Last week, one solo miner secured block 907,283 using the Solo CK pool, earning the full 3.125 BTC reward, worth over $372,000, along with $3,436 in transaction fees. This wasn’t an isolated case. Similar solo wins were recorded in July, June, March, and February by miners with as little as 2.3 petahashes (PH/s) of power.

Samuel Li, CTO of mining firm ASICKey, explained that modern solo miners are equipped with highly efficient hardware capable of delivering serious hashrate without massive energy consumption. Still, solo mining remains a high-stakes gamble. At today’s network size, a miner with just 1 PH/s has a 1 in 650,000 chance of finding a block every 10 minutes.
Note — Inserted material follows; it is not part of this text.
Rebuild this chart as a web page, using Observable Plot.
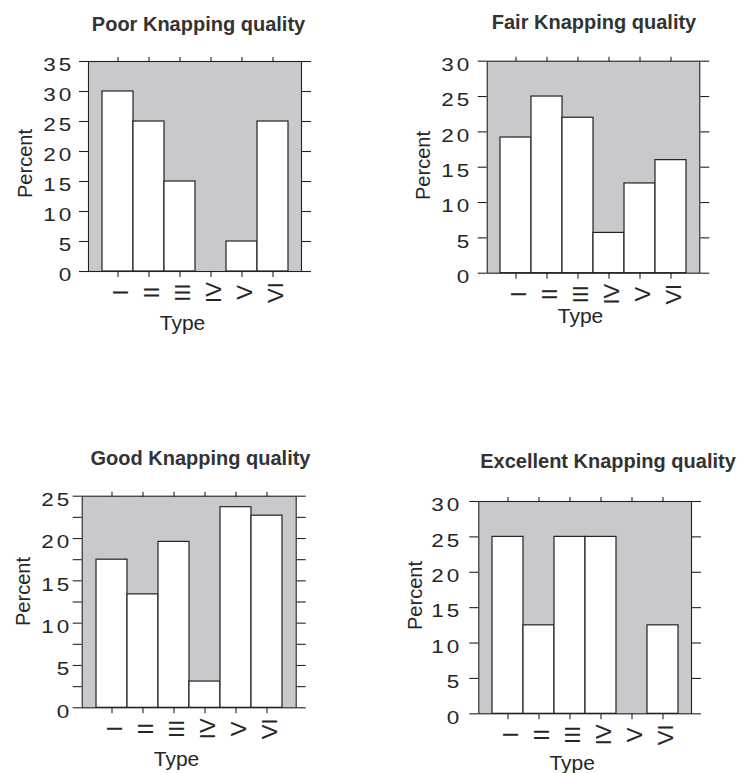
<!DOCTYPE html>
<html>
<head>
<meta charset="utf-8">
<script src="https://cdn.jsdelivr.net/npm/d3@7"></script>
<script src="https://cdn.jsdelivr.net/npm/@observablehq/plot@0.6"></script>
<style>
  html, body { margin: 0; padding: 0; background: #fff; overflow: hidden; }
  #page { position: relative; width: 747px; height: 773px; }
  #page svg { position: absolute; left: 0; top: 0; }
</style>
</head>
<body>
<div id="page"></div>
<script>
// ---- data ----
const types = ["I", "II", "III", "IV", "V", "VI"];
const titles = ["Poor Knapping quality", "Fair Knapping quality", "Good Knapping quality", "Excellent Knapping quality"];
const poorPct = [30, 25, 15, 0, 5, 25];
const fairPct = [19.2, 25, 22, 5.7, 12.7, 16];
const goodPct = [17.5, 13.4, 19.6, 3.1, 23.7, 22.7];
const excellentPct = [25, 12.5, 25, 25, 0, 12.5];
const yMaxes = [35, 30, 25, 30];
const yLabelStep = 5;
const minorSteps = [null, null, 2.5, null];
const yTitle = "Percent";
const xTitle = "Type";

// ---- layout (page pixel coordinates) ----
const W = 747, H = 773;
const GRAY = "#c9c9cd", INK = "#222", TEXT = "#262626";
const layout = [
  {frame: [88, 301, 61, 271],          titleAt: [198, 24.5],   percentAt: [25, 163],  typeAt: [182, 323],   tickRight: 70},
  {frame: [486.7, 699.3, 60.7, 272.7], titleAt: [593.5, 22],   percentAt: [423, 165], typeAt: [580, 316],   tickRight: 468},
  {frame: [81.7, 295.7, 495.7, 707.3], titleAt: [200, 458.3],  percentAt: [23, 591],  typeAt: [176, 758.3], tickRight: 68},
  {frame: [478.3, 691, 501, 713.3],    titleAt: [607.5, 461],  percentAt: [415, 595], typeAt: [571.7, 763], tickRight: 458}
];
const series = [poorPct, fairPct, goodPct, excellentPct];

const page = document.getElementById("page");

series.forEach((values, k) => {
  const lay = layout[k];
  const [L, R, T, B] = lay.frame;
  const rows = types.map((t, i) => ({type: t, pct: values[i]}));
  const yMax = yMaxes[k];
  const major = d3.range(0, yMax + 0.001, yLabelStep);
  const tickVals = minorSteps[k] ? d3.range(0, yMax + 0.001, minorSteps[k]) : major;

  const svg = Plot.plot({
    width: W, height: H,
    marginLeft: L, marginRight: W - R, marginTop: T, marginBottom: H - B,
    style: {background: "transparent", overflow: "visible", color: INK,
            fontFamily: "'Liberation Sans', Arial, Helvetica, sans-serif"},
    x: {type: "band", domain: types, paddingInner: 0, paddingOuter: 0.42, align: 0.5},
    y: {domain: [0, yMax]},
    marks: [
      Plot.frame({fill: GRAY, stroke: null}),
      Plot.barY(rows, {x: "type", y: "pct", fill: "white", stroke: INK, strokeWidth: 1.2}),
      Plot.frame({stroke: INK, strokeWidth: 1.1}),
      Plot.axisY({anchor: "left", ticks: tickVals, tickSize: 9, tickFormat: () => "", label: null, strokeWidth: 1.1}),
      Plot.axisY({anchor: "right", ticks: tickVals, tickSize: 9, tickFormat: () => "", label: null, strokeWidth: 1.1}),
      Plot.axisX({anchor: "top", tickSize: 5, tickFormat: () => "", label: null, strokeWidth: 1.1}),
      Plot.axisX({anchor: "bottom", tickSize: 6, tickFormat: () => "", label: null, strokeWidth: 1.1}),
      Plot.text(major, {y: d => d, text: d => String(d), frameAnchor: "left",
        dx: lay.tickRight - L + 4, dy: 4, textAnchor: "end", lineAnchor: "middle", fontSize: 18, fill: TEXT}),
      Plot.text(types, {x: d => d, text: d => d, frameAnchor: "bottom", rotate: -90,
        dx: 3, dy: 21, textAnchor: "middle", lineAnchor: "middle", fontSize: 22, fill: TEXT}),
      Plot.text([titles[k]], {frameAnchor: "top-left", dx: lay.titleAt[0] - L, dy: lay.titleAt[1] - T,
        textAnchor: "middle", lineAnchor: "middle", fontSize: 20, fontWeight: "bold", fill: "#333"}),
      Plot.text([yTitle], {frameAnchor: "top-left", dx: lay.percentAt[0] - L, dy: lay.percentAt[1] - T,
        rotate: -90, textAnchor: "middle", lineAnchor: "middle", fontSize: 20, fill: TEXT}),
      Plot.text([xTitle], {frameAnchor: "top-left", dx: lay.typeAt[0] - L, dy: lay.typeAt[1] - T,
        textAnchor: "middle", lineAnchor: "middle", fontSize: 21, fill: TEXT})
    ]
  });

  // widen the y tick numerals like the reference's letter-spaced, wide digits
  d3.select(svg).selectAll("text").each(function () {
    if (!/^\d+$/.test(this.textContent)) return;
    this.setAttribute("letter-spacing", "2.5");
    const t = this.getAttribute("transform");
    if (t && t.indexOf("translate") >= 0 && t.indexOf("rotate") < 0) {
      this.setAttribute("transform", t + " scale(1.25,1)");
    }
  });

  page.appendChild(svg);
});
</script>
</body>
</html>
So why do it? Some miners are in it for the dream payoff. Others are motivated by decentralization, aiming to counter the influence of large mining pools. Foundry USA currently controls 29.3% of the global hashrate, followed by AntPool (16.2%), ViaBTC (12.0%), and F2Pool (11.6%). Such concentration raises concerns over potential 51% attacks.

Li noted that while the odds are long, the trend shows that solo miners running energy-efficient setups can occasionally strike gold—making the network more diverse and aligned with Bitcoin’s original decentralized ethos.